Q: What do you think is the climax of the story and what is your purpose of building that climax?
A: I think the most important scene of the book is in the bar, when Victor is telling Suzy’s story to Robert and Mai. I felt it’s dramatically important because it reveals the reason why Suzy did what she did. It’s also the point when Suzy was trying to wake us up.
Q: It was a very sad ending. People are apart; we don’t know what happens to them after that and people get killed. Why did you choose that ending?
A: I felt I had to be true to the characters. I knew at the beginning that I didn’t want Robert to get the information he wanted. The familiar narrative in America is a white foreign man coming to a foreign world and ultimately he wins, he takes over, or he triumphs in what he wants. I didn’t want Robert to be in that narrative because the most important thing that makes the whole story flow the way it is is that Robert can’t get access to Suzy’s world.
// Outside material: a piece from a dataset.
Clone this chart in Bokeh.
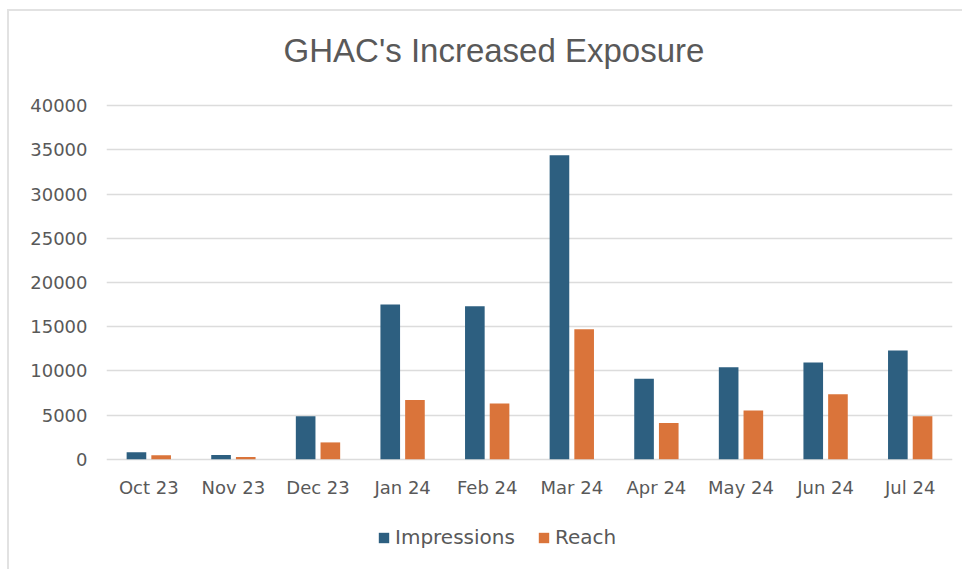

He comes that way; he leaves that way. It’s important that people don’t get what they want all the time.
Q: Whom did you write this book for?
A: Honestly, I don’t have specific target readers in mind. I wrote this book just to please myself because as a writer, if you can’t please yourself, you can’t please anyone. As soon as you start writing for a specific audience, I think your writing becomes weaker.
Q: If you have one thing to say about Dragonfish to the reader, what do you want to say?
A: I just hope that people can enjoy the novel on different levels. I hope that people not only can enjoy it for just an entertaining, exciting crime novel, but also can read it as a story about love between family members and about marriage. If it can be better, I would like people to take it as a postcolonial narrative, a story about how immigrants survived in another world when they are forced to lose their own world.